Agreed. This is called Ousterhout's dichotomy.

Remember, too, that there is a whole sliding scale of programming
languages:

    assembly
        C
           C++
               Go
                  Java/C#
                      Python
                          Scheme
                              Bash


My point is that this picture is incomplete: it shows the programming languages as *points* on the complexity line, whereas they are rather *intervals*. And these intervals have large overlaps.

My picture:
as     |--|
c       |------------|
c++       |---------------------------|
java         |-------------------------|
python        |--------------------------------|


* Assembly is really narrow: tiny loops, compiler output snippets, firmware for really small embedded devices - anything beyond should be written in higher languages.

* C has a much broader scope: you can do most of the tiny loops and firmware stuff, unless the device is too small or you are bootstrapping a kernel. But it also scales up until command line tools such as sort and even can do moderately complex programs like the CPython interpreter - even if that would be much easier to write in C++. I guess the only reason for CPython instead of C++Python is the better portability of C.

* C++ embraces all of C, and by that definition reaches from the low end up to GUI applications - most modern everyday programs are written in C++ in large parts. At the low end, it looses some device driver stuff, because exceptions, RTTI and such features are incompatible with code running in the kernel of an OS. But it still can make good use of memory (class and struct have the same memory layout). On the high end, you can write programs managing high-level data structures without a single explicit pointer or "new" and "delete" in your code.

* Java: I don't see that it is much higher level than C++. It has a GC, but that's all, and you can have that in C++, too, if you want. On the other hand, you loose the metaprogramming facilities provided by C++ templates (needs a guru to make a library, but can be handy and easy to use, e.g. everything in Boost). You loose direct memory access, gaining what? no idea.

* Python: On the low end almost on par with Java, slower because of dynamic typing, no direct memory access.

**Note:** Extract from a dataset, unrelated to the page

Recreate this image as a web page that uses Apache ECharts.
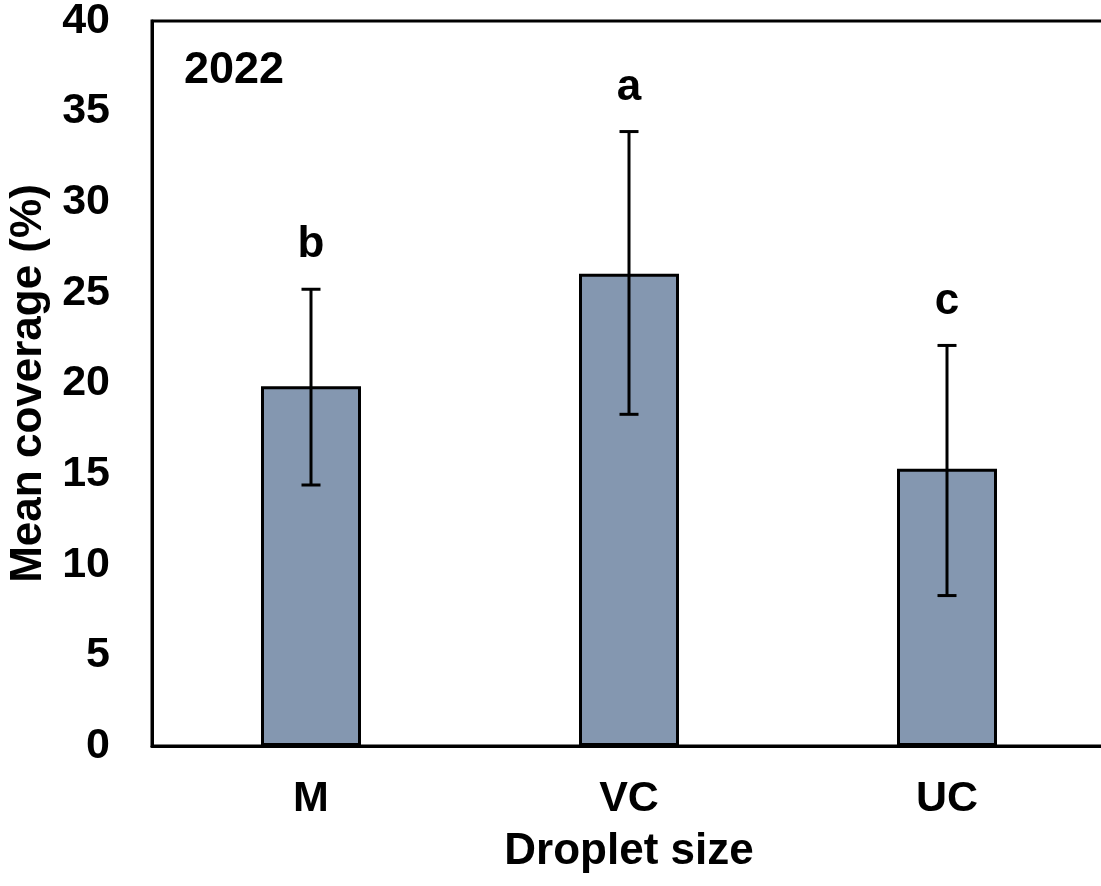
<!DOCTYPE html>
<html>
<head>
<meta charset="utf-8">
<script src="https://cdn.jsdelivr.net/npm/echarts@6/dist/echarts.min.js"></script>
<style>
  html, body { margin: 0; padding: 0; background: #fff; }
  #chart { width: 1101px; height: 886px; }
</style>
</head>
<body>
<div id="chart"></div>
<script>
const CATEGORIES = ['M', 'VC', 'UC'];
const MEAN_COVERAGE = [19.85, 26.05, 15.3];
const ERR_LOW = [14.4, 18.3, 8.3];
const ERR_HIGH = [25.2, 33.9, 22.1];
const LETTERS = ['b', 'a', 'c'];
const YEAR_LABEL = '2022';

const FONT = "'Liberation Sans', Arial, sans-serif";

let chart = echarts.init(document.getElementById('chart'), null, { renderer: 'canvas' });

chart.setOption({
  animation: false,
  backgroundColor: '#fff',
  grid: {
    left: 152,
    top: 21,
    bottom: 140,
    width: 954,
    containLabel: false,
    outerBoundsMode: 'none',
    show: true,
    borderColor: '#000',
    borderWidth: 3
  },
  xAxis: {
    type: 'category',
    data: CATEGORIES,
    axisLine: { lineStyle: { color: '#000', width: 3 } },
    axisTick: { show: false },
    axisLabel: {
      color: '#000',
      fontFamily: FONT,
      fontWeight: 'bold',
      fontSize: 43,
      margin: 32
    },
    name: 'Droplet size',
    nameLocation: 'middle',
    nameGap: 84,
    nameTextStyle: {
      color: '#000',
      fontFamily: FONT,
      fontWeight: 'bold',
      fontSize: 44
    }
  },
  yAxis: {
    type: 'value',
    min: 0,
    max: 40,
    interval: 5,
    axisLine: { show: true, lineStyle: { color: '#000', width: 3 } },
    axisTick: { show: false },
    splitLine: { show: false },
    axisLabel: {
      color: '#000',
      fontFamily: FONT,
      fontWeight: 'bold',
      fontSize: 43,
      margin: 42
    },
    name: 'Mean coverage (%)',
    nameLocation: 'middle',
    nameGap: 101,
    nameTextStyle: {
      color: '#000',
      fontFamily: FONT,
      fontWeight: 'bold',
      fontSize: 44
    }
  },
  graphic: [
    {
      type: 'text',
      style: {
        text: YEAR_LABEL,
        x: 184,
        y: 71,
        verticalAlign: 'middle',
        fill: '#000',
        font: 'bold 45px ' + FONT
      }
    }
  ],
  series: [
    {
      type: 'bar',
      data: MEAN_COVERAGE,
      barWidth: 100,
      itemStyle: {
        color: '#8497B0',
        borderColor: '#000',
        borderWidth: 3
      }
    },
    {
      type: 'custom',
      data: CATEGORIES.map((c, i) => [i, ERR_LOW[i], ERR_HIGH[i]]),
      renderItem: function (params, api) {
        const i = api.value(0);
        const lo = api.coord([i, api.value(1)]);
        const hi = api.coord([i, api.value(2)]);
        const cap = 9.5;
        const st = { stroke: '#000', lineWidth: 3 };
        return {
          type: 'group',
          children: [
            { type: 'line', shape: { x1: hi[0], y1: hi[1], x2: lo[0], y2: lo[1] }, style: st },
            { type: 'line', shape: { x1: hi[0] - cap, y1: hi[1], x2: hi[0] + cap, y2: hi[1] }, style: st },
            { type: 'line', shape: { x1: lo[0] - cap, y1: lo[1], x2: lo[0] + cap, y2: lo[1] }, style: st },
            {
              type: 'text',
              style: {
                text: LETTERS[i],
                x: hi[0],
                y: hi[1] - 44,
                align: 'center',
                verticalAlign: 'middle',
                fill: '#000',
                font: 'bold 44px ' + FONT
              }
            }
          ]
        };
      },
      z: 5
    }
  ]
});
</script>
</body>
</html>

On the high end manages complex libraries with single few invocations, good support for functional-style programming (generators, list comprehensions), the first in this list with an acceptable REPL in the standard distribution - imagine assembly, C++ or even Java with a REPL

Scheme - only played with it some time ago, seems to me like the assembly of functional languages. Compare that to Haskell, which is an elaborate high-level language. I wouldn't claim that it is higher-level than Python.

I think Python's abstraction level is excellent for most needs. C++ is
squeezed from all sides. Its downfall is that it is trying to cover
everything instead of just ceding the high-level turf to other
languages. Thus, it is too elaborate for the nimble stuff, and you will
often simply use C where you need nimble.

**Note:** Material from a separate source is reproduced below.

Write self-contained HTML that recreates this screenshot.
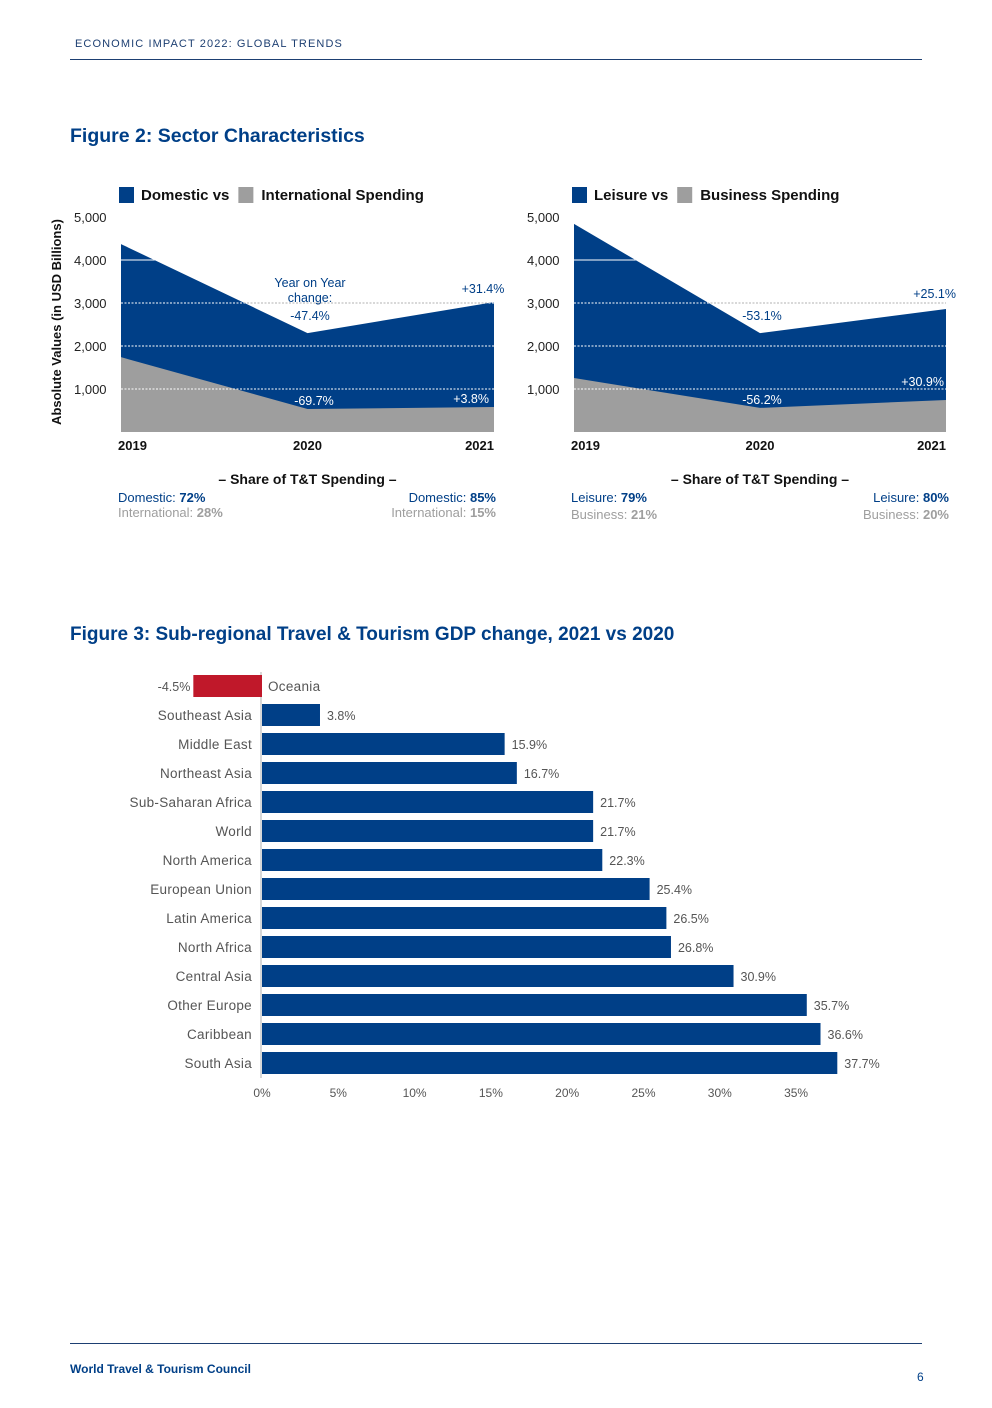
<!DOCTYPE html>
<html><head><meta charset="utf-8"><style>
body{margin:0;background:#fff;}
svg text{font-family:"Liberation Sans",sans-serif;}
</style></head><body>
<svg id="page" width="992" height="1403" viewBox="0 0 992 1403" xmlns="http://www.w3.org/2000/svg">
<defs id="defs"></defs>
<text x="75" y="47" font-size="11" fill="#1d3f72" letter-spacing="1.1">ECONOMIC IMPACT 2022: GLOBAL TRENDS</text>
<line x1="70" y1="59.5" x2="922" y2="59.5" stroke="#1d3f72" stroke-width="1"/>
<text x="70" y="142" font-size="19.5" font-weight="bold" fill="#003f87">Figure 2: Sector Characteristics</text>
<text transform="translate(61,322) rotate(-90)" text-anchor="middle" font-size="13" font-weight="bold" fill="#111">Absolute Values (in USD Billions)</text>
<g id="charts"></g>
<text x="70" y="640" font-size="19" font-weight="bold" fill="#003f87">Figure 3: Sub-regional Travel &amp; Tourism GDP change, 2021 vs 2020</text>
<g id="bars"></g>
<line x1="70" y1="1343.5" x2="922" y2="1343.5" stroke="#1d3f72" stroke-width="1"/>
<text x="70" y="1373" font-size="12" font-weight="bold" fill="#003f87">World Travel &amp; Tourism Council</text>
<text x="917" y="1381" font-size="12" fill="#003f87">6</text>
</svg>
<script>
const NS="http://www.w3.org/2000/svg";
const years=["2019","2020","2021"];
const domTop=[4370,2300,3020];
const intlVals=[1740,535,580];
const leisTop=[4840,2300,2860];
const busVals=[1255,560,745];
const yTicks=[1000,2000,3000,4000,5000];
const categories=["Oceania","Southeast Asia","Middle East","Northeast Asia","Sub-Saharan Africa","World","North America","European Union","Latin America","North Africa","Central Asia","Other Europe","Caribbean","South Asia"];
const gdpChange=[-4.5,3.8,15.9,16.7,21.7,21.7,22.3,25.4,26.5,26.8,30.9,35.7,36.6,37.7];
const xTicks=[0,5,10,15,20,25,30,35];

function el(tag,attrs,parent,txt){const e=document.createElementNS(NS,tag);for(const k in attrs)e.setAttribute(k,attrs[k]);if(txt!==undefined)e.textContent=txt;parent.appendChild(e);return e;}

const charts=document.getElementById('charts');
const defs=document.getElementById('defs');
function areaChart(x0,x1,top,bottom,legA,legB,ann,shares,pfx){
  const y=v=>432-v*(215/5000);
  const x=i=>x0+i*(x1-x0)/2;
  const g=el('g',{},charts);
  
  
  let r=el('rect',{x:x0-2,y:187,width:15,height:16,fill:'#003f87'},g);
  
  let t=el('text',{x:x0+20,y:200,'font-size':15,'font-weight':'bold',fill:'#111'},g,legA);
  
  const w=t.getComputedTextLength();
  r=el('rect',{x:x0+29+w,y:187,width:15,height:16,fill:'#9e9e9e'},g);
  
  t=el('text',{x:x0+52+w,y:200,'font-size':15,'font-weight':'bold',fill:'#111'},g,legB);
  
  // gray 3000 line behind area
  let l3=el('line',{x1:x0,x2:x1,y1:y(3000),y2:y(3000),stroke:'#999','stroke-width':0.8,'stroke-dasharray':'2,1.5'},g);
  
  let d='M'+x(0)+','+y(0);top.forEach((v,i)=>d+=' L'+x(i)+','+y(v));d+=' L'+x(2)+','+y(0)+'Z';
  let p=el('path',{d:d,fill:'#003f87'},g);
  const cp=el('clipPath',{id:pfx+'-clip'},defs);el('path',{d:d},cp);
  let d2='M'+x(0)+','+y(0);bottom.forEach((v,i)=>d2+=' L'+x(i)+','+y(v));d2+=' L'+x(2)+','+y(0)+'Z';
  p=el('path',{d:d2,fill:'#9e9e9e'},g);
  const gg=el('g',{'clip-path':'url(#'+pfx+'-clip)'},g);
  yTicks.forEach(v=>{
    if(v<5000){const l=el('line',{x1:x0,x2:x1,y1:y(v),y2:y(v),stroke:'#fff','stroke-width':0.9,'stroke-dasharray':v===4000?'':'2,1.5'},gg);
      }
    const tt=el('text',{x:x0-47,y:y(v)+5,'font-size':13,fill:'#222'},g,v.toLocaleString('en-US'));
    
  });
  years.forEach((yr,i)=>{const tt=el('text',{x:i===0?x0-3:(i===2?x1:x(i)),y:450,'font-size':13,'font-weight':'bold',fill:'#111','text-anchor':i===0?'start':(i===2?'end':'middle')},g,yr);
    });
  ann.forEach(a=>{const tt=el('text',{x:a[0],y:a[1],'font-size':12.5,fill:a[3],'text-anchor':a[4]||'middle'},g,a[2]);
    });
  const cx=(x0+x1)/2;
  t=el('text',{x:cx,y:484,'font-size':14,'font-weight':'bold',fill:'#111','text-anchor':'middle'},g,'– Share of T&T Spending –');
  
  shares.forEach(s=>{const tt=el('text',{x:s[0],y:s[1],'font-size':13,fill:s[4],'text-anchor':s[5]},g);
    
    el('tspan',{},tt,s[2]);el('tspan',{'font-weight':'bold'},tt,s[3]);});
}
areaChart(121,494,domTop,intlVals,'Domestic vs','International Spending',
 [[310,287,'Year on Year','#003f87'],[310,302,'change:','#003f87'],[310,320,'-47.4%','#003f87'],[483,293,'+31.4%','#003f87'],[314,405,'-69.7%','#fff'],[489,403,'+3.8%','#fff','end']],
 [[118,502,'Domestic: ','72%','#003f87','start'],[118,517,'International: ','28%','#9e9e9e','start'],[496,502,'Domestic: ','85%','#003f87','end'],[496,517,'International: ','15%','#9e9e9e','end']],'left');
areaChart(574,946,leisTop,busVals,'Leisure vs','Business Spending',
 [[762,320,'-53.1%','#003f87'],[956,298,'+25.1%','#003f87','end'],[762,404,'-56.2%','#fff'],[944,386,'+30.9%','#fff','end']],
 [[571,502,'Leisure: ','79%','#003f87','start'],[571,519,'Business: ','21%','#9e9e9e','start'],[949,502,'Leisure: ','80%','#003f87','end'],[949,519,'Business: ','20%','#9e9e9e','end']],'right');

const bars=document.getElementById('bars');
const bx=v=>262+v*15.26;
const rowY=i=>686+i*29;
let ax=el('line',{x1:261,x2:261,y1:672,y2:1078,stroke:'#ccc','stroke-width':1.5},bars);

categories.forEach((c,i)=>{
  const v=gdpChange[i],cy=rowY(i);
  const r=el('rect',{x:Math.min(bx(0),bx(v)),y:cy-11,width:Math.abs(bx(v)-bx(0)),height:22,fill:v<0?'#c0182a':'#003f87'},bars);
  
  
  const lab=el('text',{x:v<0?bx(0)+6:252,y:cy+5,'font-size':13.5,fill:'#555','text-anchor':v<0?'start':'end','letter-spacing':0.3},bars,c);
  
  
  const val=el('text',{x:v<0?bx(v)-3:bx(v)+7,y:cy+5,'font-size':12.5,fill:'#555','text-anchor':v<0?'end':'start'},bars,v.toFixed(1)+'%');
  
  
});
xTicks.forEach(t=>{
  const tt=el('text',{x:bx(t),y:1097,'font-size':12,fill:'#555','text-anchor':'middle'},bars,t+'%');
  
  
});
</script>
</body></html>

Ousterhout's dichotomy. It's a good paradigm in many cases, but sometimes it might be preferable to have everything in a single language. And this is a good domain for C++.

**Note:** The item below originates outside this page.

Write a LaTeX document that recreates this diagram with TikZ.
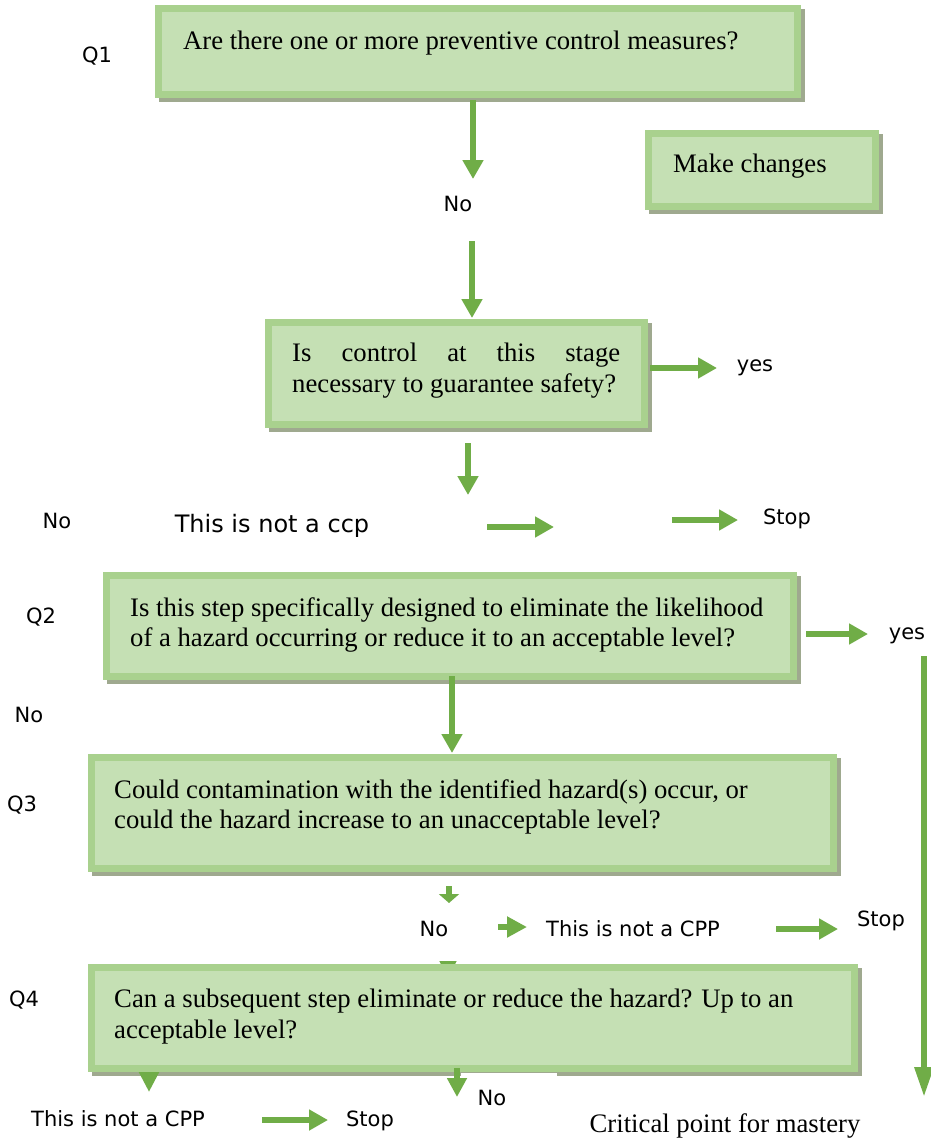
\documentclass[tikz,border=0pt]{standalone}
\usepackage{fontspec}
\setmainfont{Liberation Serif}
\newfontfamily\lblfont{DejaVu Sans}
\usetikzlibrary{arrows.meta,calc}
\definecolor{boxfill}{HTML}{C5E0B4}
\definecolor{boxline}{HTML}{A9D18E}
\definecolor{boxshadow}{HTML}{9FA98F}
\definecolor{arrowgreen}{HTML}{70AD47}
\tikzset{
  qbox/.style={rectangle, draw=boxline, fill=boxfill, line width=7pt, inner sep=0pt,
    preaction={draw=boxshadow, fill=boxshadow, line width=7pt,
      transform canvas={shift={(4pt,-4pt)}}}},
  qtext/.style={inner sep=0pt, align=left, font={\fontsize{26.7}{30.5}\selectfont}},
  lbl/.style={inner sep=0pt, font={\lblfont\fontsize{21}{25}\selectfont}},
  garrow/.style={draw=arrowgreen, line width=6.5pt, -{Triangle[width=20pt,length=19pt]}},
}
\begin{document}
\begin{tikzpicture}[x=1pt,y=-1pt]
\fill[white] (0,0) rectangle (931,1141);
\useasboundingbox (0,0) rectangle (931,1141);

% arrow head partly hidden behind the Q4 box
\coordinate (h1) at (448,961);
\coordinate (h2) at (448,979);
\draw[garrow, -{Triangle[width=16pt,length=18pt]}] (h1) -- (h2);

% boxes
\node[qbox, minimum width=639pt, minimum height=86pt] (b1) at (478,51.5) {};
\node[qbox, minimum width=227pt, minimum height=73pt] (b2) at (762,170) {};
\node[qbox, minimum width=376pt, minimum height=102pt] (b3) at (456.5,373.5) {};
\node[qbox, minimum width=687pt, minimum height=101pt] (b4) at (450,626) {};
\node[qbox, minimum width=742pt, minimum height=111pt] (b5) at (462.5,813) {};
\node[qbox, minimum width=763pt, minimum height=101pt] (b6) at (473,1018) {};
% gap in the Q4 shadow
\fill[white] (461,1072.5) rectangle (557,1079);

% box texts
\node[qtext, anchor=north west] (t1) at (183,31) {Are there one or more preventive control measures?};
\node[qtext, anchor=north west] (t2) at (673,154) {Make changes};
\node[qtext, anchor=north west] (t3) at (292,343) {\makebox[328pt][s]{Is control at this stage}\\necessary to guarantee safety?};
\node[qtext, anchor=north west] (t4) at (130,597) {Is this step specifically designed to eliminate the likelihood\\of a hazard occurring or reduce it to an acceptable level?};
\node[qtext, anchor=north west] (t5) at (114,779) {Could contamination with the identified hazard(s) occur, or\\could the hazard increase to an unacceptable level?};
\node[qtext, anchor=north west] (t6) at (114,989) {Can a subsequent step eliminate or reduce the hazard? Up to an\\acceptable level?};

% labels
\node[lbl, anchor=base] (q1) at (97,62) {Q1};
\node[lbl, anchor=base] (no1) at (458,211) {No};
\node[lbl, anchor=base] (yes1) at (755,371) {yes};
\node[lbl, anchor=base] (no2) at (57,528) {No};
\node[lbl, anchor=base, font={\lblfont\fontsize{24}{28}\selectfont}] (nc1) at (272,532) {This is not a ccp};
\node[lbl, anchor=base] (stop1) at (787,524) {Stop};
\node[lbl, anchor=base] (q2) at (41,623) {Q2};
\node[lbl, anchor=base] (yes2) at (907,639) {yes};
\node[lbl, anchor=base] (no3) at (29,722) {No};
\node[lbl, anchor=base] (q3) at (22,811) {Q3};
\node[lbl, anchor=base] (no4) at (434,936) {No};
\node[lbl, anchor=base] (nc2) at (633,936) {This is not a CPP};
\node[lbl, anchor=base] (stop2) at (881,926) {Stop};
\node[lbl, anchor=base] (q4) at (24,1006) {Q4};
\node[lbl, anchor=base] (no5) at (492,1105) {No};
\node[lbl, anchor=base] (nc3) at (118,1126) {This is not a CPP};
\node[lbl, anchor=base] (stop3) at (370,1126) {Stop};
\node[qtext, anchor=base] (crit) at (725,1132) {Critical point for mastery};

% arrow end points
\coordinate (a1s) at (473,100);  \coordinate (a1e) at (473,179);
\coordinate (a2s) at (472,241);  \coordinate (a2e) at (472,318);
\coordinate (a3s) at (650,368);  \coordinate (a3e) at (717,368);
\coordinate (a4s) at (468,443);  \coordinate (a4e) at (468,495);
\coordinate (a5s) at (487,527);  \coordinate (a5e) at (554,527);
\coordinate (a6s) at (672,520);  \coordinate (a6e) at (738,520);
\coordinate (a7s) at (806,634);  \coordinate (a7e) at (868,634);
\coordinate (a8s) at (924,656);  \coordinate (a8e) at (924,1097);
\coordinate (a9s) at (452,676);  \coordinate (a9e) at (452,753);
\coordinate (a10s) at (449,886); \coordinate (a10e) at (449,903);
\coordinate (a11s) at (498,927); \coordinate (a11e) at (527,927);
\coordinate (a12s) at (776,929); \coordinate (a12e) at (838,929);
\coordinate (a14s) at (149,1072); \coordinate (a14e) at (149,1092);
\coordinate (a15s) at (457,1068); \coordinate (a15e) at (457,1097);
\coordinate (a16s) at (262,1120); \coordinate (a16e) at (328,1120);

\draw[garrow] (a1s) -- (a1e);
\draw[garrow] (a2s) -- (a2e);
\draw[garrow] (a3s) -- (a3e);
\draw[garrow] (a4s) -- (a4e);
\draw[garrow] (a5s) -- (a5e);
\draw[garrow] (a6s) -- (a6e);
\draw[garrow] (a7s) -- (a7e);
\draw[garrow, line width=6pt, -{Triangle[width=18pt,length=30pt]}] (a8s) -- (a8e);
\draw[garrow] (a9s) -- (a9e);
\draw[garrow, -{Triangle[width=20pt,length=9pt]}] (a10s) -- (a10e);
\draw[garrow, -{Triangle[width=20pt,length=20pt]}] (a11s) -- (a11e);
\draw[garrow] (a12s) -- (a12e);
\draw[garrow, -{Triangle[width=19pt,length=20pt]}] (a14s) -- (a14e);
\draw[garrow, -{Triangle[width=19pt,length=19pt]}] (a15s) -- (a15e);
\draw[garrow] (a16s) -- (a16e);
\end{tikzpicture}
\end{document}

C is readily supported by all extension APIs. Its calling conventions
are stable and well-understood. Its runtime requirements are trivial.
Plus, you don't have to be a Medieval Scholar to program in it.

I'm currently implementing a numpy-like library for another language in C. I choosed C for the ABI/portability reason, but I am really missing C++ in many, many places. The code is an awful mess of macros to get simple metaprogramming facilities, i.e. to support different data types and operations. This is a domain where C++ would be the best choice, and only the stupid reason of possible runtime dependency guided the decision to use C.

Everything which needs string processing, but still has to run fast, is another good candidate. Compilers are certainly less painful to write in C++ than in C, and could still run with native speed. For sure it is much easier to do a compiler in Python, but this will come with a speed penalty (of the compilation, not the code, as evidenced by PyPy).